In 1974, Pilaram married his cousin Homa Darrati and had three children.

== Career ==
Pilaram was among the first group of Iranian artists focused on Iranian heritage and mythical motifs in their artwork, which makes him one of the founders of the Saqqakhaneh art movement. Other leading members of the movement including Massoud Arabshahi, Mohammad Ehsai, Parviz Tanavoli, and Hossein Zenderoudi.

Pilaram played a pivotal role in the establishment of Iran Gallery (Tālār-e Iran, later Talar-e Ghandriz) in Tehran, founded in 1964 by Pilaram, Mansoor Ghandriz, Ruyin Pakbaz, Sadegh Tabrizi, Mohammad-Reza Jodat, Ghobad Shiva, Massoud Arabshahi, Sirus Malek, Farshid Mesghali, Parviz Mahallati, Morteza Momayez, and Hadi Hezareiy.

He was a founding member of the Independent Artists Group in Tehran, led by Marcos Grigorian.

Pilaram participated in the third and fourth Tehran Biennial. From 1972 to 1980, he taught design classes in the Faculty of Architecture at Iran University of Science and Technology.

== Death and legacy ==
In 1983, he died of a heart attack in Maḥmudabad, Mazandaran Province.

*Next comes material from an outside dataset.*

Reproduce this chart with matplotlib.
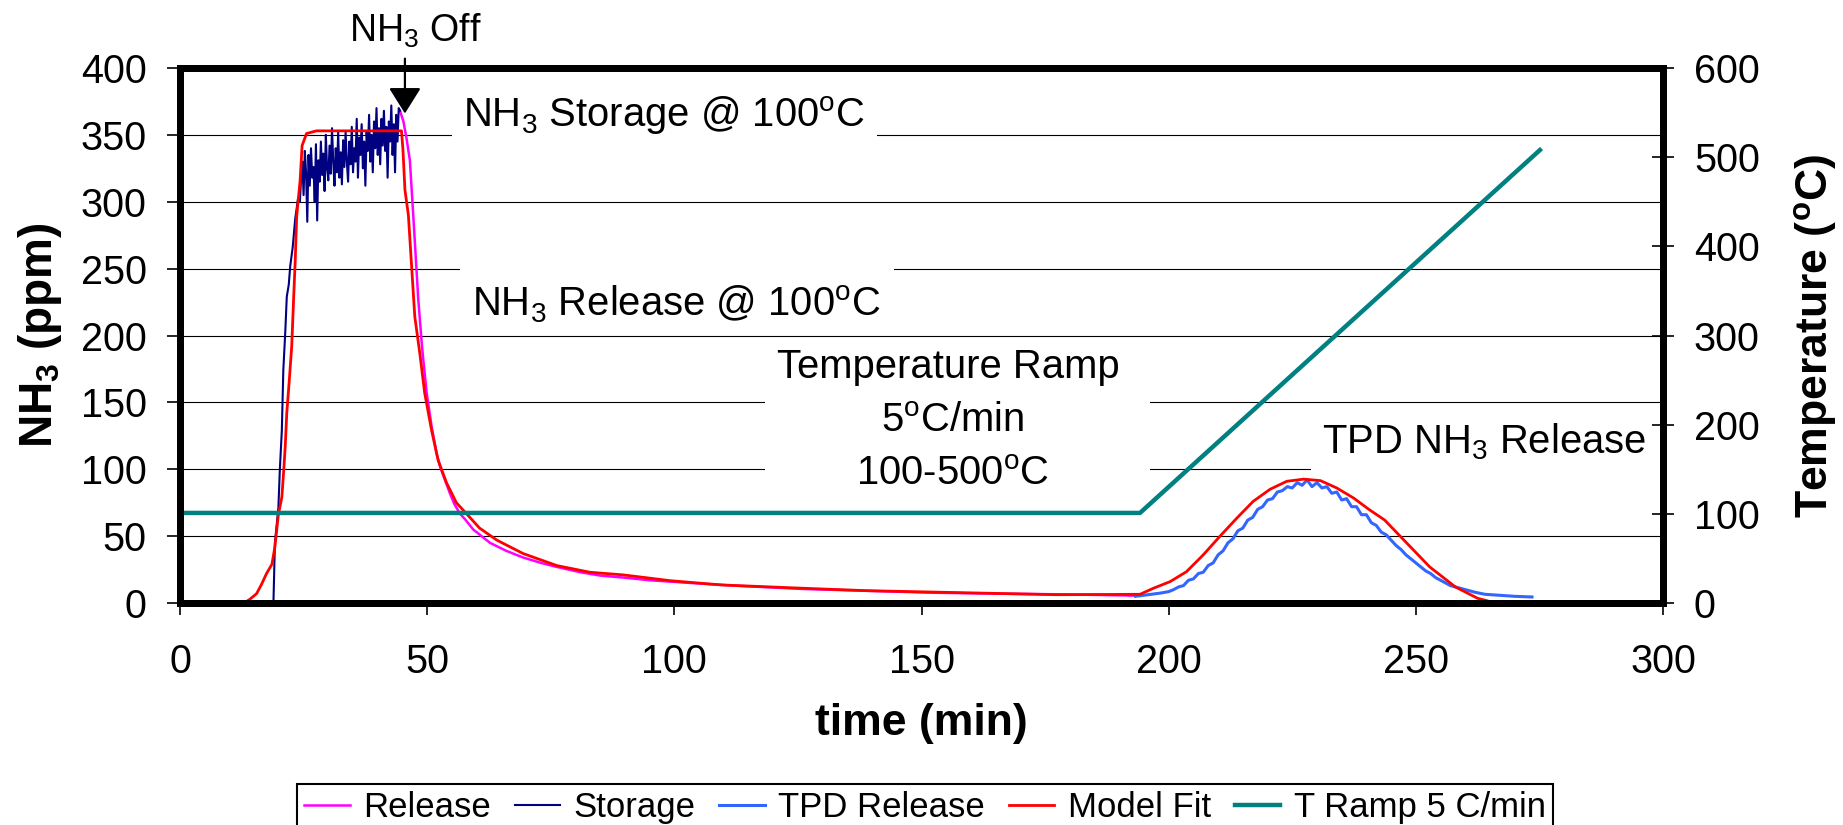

Some sources state the date of death as 1982, possibly due to calendar conversation issues. Pilaram was buried in the Behesht-e Zahra cemetery in Tehran.

His artwork is in museum collections, including at the Museum of Modern Art, Metropolitan Museum of Art, Tehran Museum of Contemporary Art, and the Grey Art Gallery at NYU.

In 2006, Pilaram had a posthumous retrospective exhibition at Gallery 66 in Tehran.